The Thirteenth Floor is a 1999 science fiction neo-noir film written and directed by Josef Rusnak, and produced by Roland Emmerich through his Centropolis Entertainment company. It is loosely based upon Simulacron-3 (1964), a novel by Daniel F. Galouye, and a remake of the German TV-film World on a Wire (1973). The film stars Craig Bierko, Gretchen Mol, Armin Mueller-Stahl, Vincent D'Onofrio, and Dennis Haysbert. In 2000, The Thirteenth Floor was nominated for the Saturn Award for Best Science Fiction Film, but lost to The Matrix.

Plot
In 1999 Los Angeles, Hannon Fuller (Mueller-Stahl) owns a multibillion-dollar computer enterprise and is the inventor of a newly completed virtual reality (VR) simulation of 1937 Los Angeles, filled with simulated humans unaware they are computer programs. When Fuller is murdered just as he begins premature testing of the VR system, his friend and protégé, Douglas Hall (Bierko), who is also the heir to the company, becomes the primary suspect. The evidence against him is so strong that Hall begins to doubt his own innocence.

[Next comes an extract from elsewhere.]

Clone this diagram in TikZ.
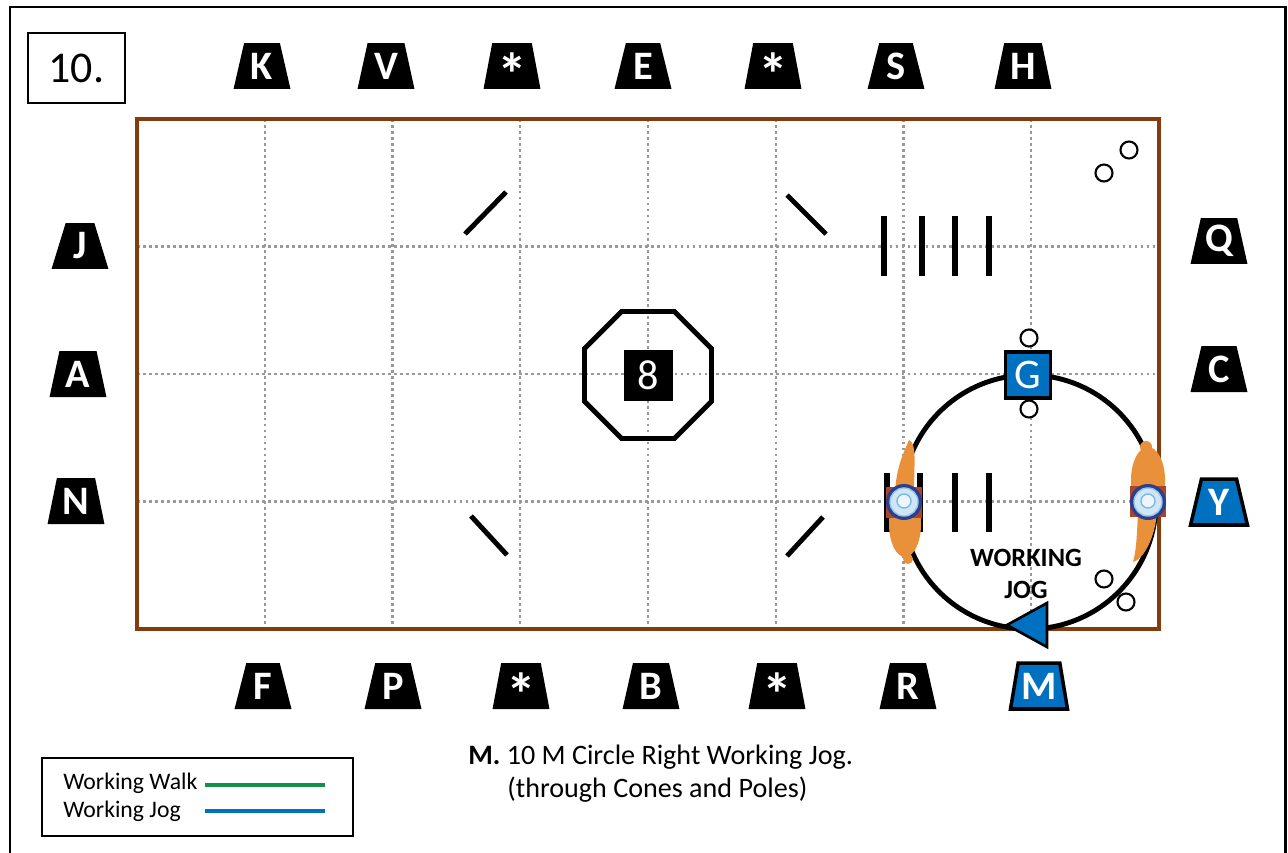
\documentclass[tikz,border=0pt]{standalone}
\usepackage{fontspec}
\setmainfont{Carlito}
\usetikzlibrary{shapes.geometric}

\definecolor{arenabrown}{HTML}{843C0C}
\definecolor{markblue}{HTML}{0070C0}
\definecolor{walkgreen}{HTML}{12904A}
\definecolor{horseorange}{HTML}{E9913A}
\definecolor{gridgray}{HTML}{999999}
\definecolor{riderlight}{HTML}{CFE6F7}
\definecolor{riderdark}{HTML}{2B3F8F}
\definecolor{saddlered}{HTML}{A8452C}

\newcommand{\quarterstar}{\vphantom{K}\smash{\raisebox{-0.40em}{\fontsize{34}{34}\selectfont *}}}

\tikzset{
  letter/.style={trapezium, trapezium left angle=76, trapezium right angle=76,
    trapezium stretches=true, minimum width=1.14cm, minimum height=0.92cm,
    inner sep=0pt, fill=black, text=white, font=\fontsize{23}{23}\selectfont\bfseries},
  blueletter/.style={letter, fill=markblue, draw=black, line width=2pt},
  pole/.style={line width=3.4pt, black},
  cone/.style={circle, draw=black, line width=1.2pt, fill=white, minimum size=0.34cm, inner sep=0pt},
  gridline/.style={gridgray, line width=1.4pt, dash pattern=on 1.6pt off 1.8pt},
}

\begin{document}
\begin{tikzpicture}[x=0.02cm, y=-0.02cm]
    \useasboundingbox (0,0) rectangle (1288,852);
    \fill[white] (0,0) rectangle (1288,852);

    % page frame and number
    \draw[line width=1.7pt] (10,900) -- (10,7) -- (1285,7) -- (1285,900);
    \node[draw, line width=1.3pt, minimum width=1.94cm, minimum height=1.4cm,
        font=\fontsize{25}{25}\selectfont] (num) at (76.5,68) {10.};

    % arena grid
    \foreach \i in {1,...,7}
        \draw[gridline] ({137+127.75*\i},119) -- ({137+127.75*\i},629);
    \foreach \j in {1,2,3}
        \draw[gridline] (137,{119+127.5*\j}) -- (1159,{119+127.5*\j});
    \draw[arenabrown, line width=2.3pt] (137,119) rectangle (1159,629);

    % letters round the arena
    \node[letter] (K) at (262,66) {K};
    \node[letter] (V) at (386,66) {V};
    \node[letter] (T1) at (512,66) {\quarterstar};
    \node[letter] (E) at (643,66) {E};
    \node[letter] (T2) at (773,66) {\quarterstar};
    \node[letter] (S) at (896,66) {S};
    \node[letter] (H) at (1023,66) {H};

    \node[letter] (F) at (263,686) {F};
    \node[letter] (P) at (393,686) {P};
    \node[letter] (B1) at (521,686) {\quarterstar};
    \node[letter] (B) at (651,686) {B};
    \node[letter] (B2) at (777,686) {\quarterstar};
    \node[letter] (R) at (908,686) {R};
    \node[blueletter] (M) at (1039,686) {M};

    \node[letter] (J) at (80,246) {J};
    \node[letter] (A) at (78,374) {A};
    \node[letter] (N) at (76,501) {N};
    \node[letter] (Q) at (1219,241) {Q};
    \node[letter] (C) at (1219,369) {C};
    \node[blueletter] (Y) at (1219,502) {Y};

    % diagonal poles and centre octagon
    \draw[pole, line width=2.8pt] (465,234) -- (506,192);
    \draw[pole, line width=2.8pt] (787,195) -- (826,234);
    \draw[pole, line width=2.8pt] (471,516) -- (507,555);
    \draw[pole, line width=2.8pt] (787,556) -- (823,517);
    \node[regular polygon, regular polygon sides=8, draw, line width=2.8pt,
        minimum size=2.75cm] (oct) at (648,375) {};
    \node[fill=black, text=white, minimum width=0.98cm, minimum height=1.02cm,
        inner sep=0pt, font=\fontsize{24}{24}\selectfont] (eight) at (648,375) {8};

    % ground poles
    \foreach \x in {884,922,955,989}
        \draw[pole] (\x,216) -- (\x,276);
    \foreach \x in {887,920,955,989}
        \draw[pole] (\x,473) -- (\x,532);

    % the circle
    \coordinate (ctr) at (1029,502);
    \draw[line width=2.8pt] (ctr) circle (127);

    % horse going up on the left
    \begin{scope}[shift={(904,502)}]
        \fill[horseorange] (1,22) ellipse [x radius=16, y radius=33];
        \fill[horseorange] (4,57) circle (5);
        \fill[horseorange] (-9,-8) .. controls (-8,-35) and (0,-50) .. (5,-62)
            .. controls (13,-58) and (10,-40) .. (10,-8) -- cycle;
        \fill[saddlered] (-18,-15) rectangle (18,16);
        \fill[riderdark] (0,0) circle (18);
        \draw[markblue!40, fill=riderlight, line width=0.8pt] (0,0) circle (14);
        \draw[markblue!50, fill=white!60!riderlight, line width=0.8pt] (0,-1) circle (7);
    \end{scope}

    % horse going down on the right
    \begin{scope}[shift={(1148,502)}, yscale=-1]
        \fill[horseorange] (0,22) ellipse [x radius=17, y radius=33];
        \fill[horseorange] (-2,55) circle (6);
        \fill[horseorange] (-10,-8) .. controls (-11,-35) and (-12,-50) .. (-15,-60)
            .. controls (-5,-58) and (8,-35) .. (9,-8) -- cycle;
        \fill[saddlered] (-18,-15) rectangle (18,16);
        \fill[riderdark] (0,0) circle (18);
        \draw[markblue!40, fill=riderlight, line width=0.8pt] (0,0) circle (14);
        \draw[markblue!50, fill=white!60!riderlight, line width=0.8pt] (0,1) circle (7);
    \end{scope}

    % G marker and cones
    \node[fill=markblue, draw=black, line width=2.2pt, minimum width=0.9cm,
        minimum height=0.92cm, inner sep=0pt, text=white,
        font=\fontsize{24}{24}\selectfont] (G) at (1028,375) {G};
    \node[cone] (c1) at (1129,150) {};
    \node[cone] (c2) at (1104,173) {};
    \node[cone] (c3) at (1029,338) {};
    \node[cone] (c4) at (1029,409) {};
    \node[cone] (c5) at (1104,579) {};
    \node[cone] (c6) at (1126,602) {};

    % direction arrow
    \filldraw[fill=markblue, draw=black, line width=1.5pt]
        (1007,625) -- (1047,603) -- (1047,647) -- cycle;
    \node[font=\fontsize{15}{18}\selectfont\bfseries, align=center] (jog) at (1026,574) {WORKING\\JOG};

    % caption
    \node[anchor=west, inner sep=0pt, font=\fontsize{16}{16}\selectfont] (cap1) at (468,757)
        {\textbf{M.} 10 M Circle Right Working Jog.};
    \node[anchor=west, inner sep=0pt, font=\fontsize{16}{16}\selectfont] (cap2) at (507,790)
        {(through Cones and Poles)};

    % key
    \draw[line width=1.2pt] (42,758) rectangle (353,836);
    \node[anchor=west, inner sep=0pt, font=\fontsize{13.5}{13.5}\selectfont] (walk) at (63,783) {Working Walk};
    \node[anchor=west, inner sep=0pt, font=\fontsize{13.5}{13.5}\selectfont] (jogkey) at (63,811) {Working Jog};
    \draw[walkgreen, line width=2.8pt] (205,785) -- (325,785);
    \draw[markblue, line width=2.8pt] (205,811) -- (325,811);
\end{tikzpicture}
\end{document}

Between interrogations by LAPD Detective Larry McBain (Haysbert), Hall meets Jane Fuller (Gretchen Mol), the estranged daughter of Hannon Fuller, who is busy with the shutdown of the new VR system. Hall then romances her. When a local bartender is murdered after he claims to have witnessed a meeting between Hall and Fuller on the night Fuller was murdered, Hall is arrested. He is released when Jane gives him an alibi.

With the assistance of his associate Whitney (D'Onofrio), Hall attempts to find a message that Fuller left for him inside the simulation. Entering the virtual reality, Hall becomes a bank clerk named John Ferguson. Fuller left the message with a bartender named Jerry Ashton (D'Onofrio), who read the message and discovered he is an artificial creation. Earlier, Ashton notices that Ferguson switched places with Hall in the men's restroom of the hotel where Ashton works, and began to realize that something was wrong. Frightened and angry, Ashton tries to kill Hall. Hall barely survives to escape the VR.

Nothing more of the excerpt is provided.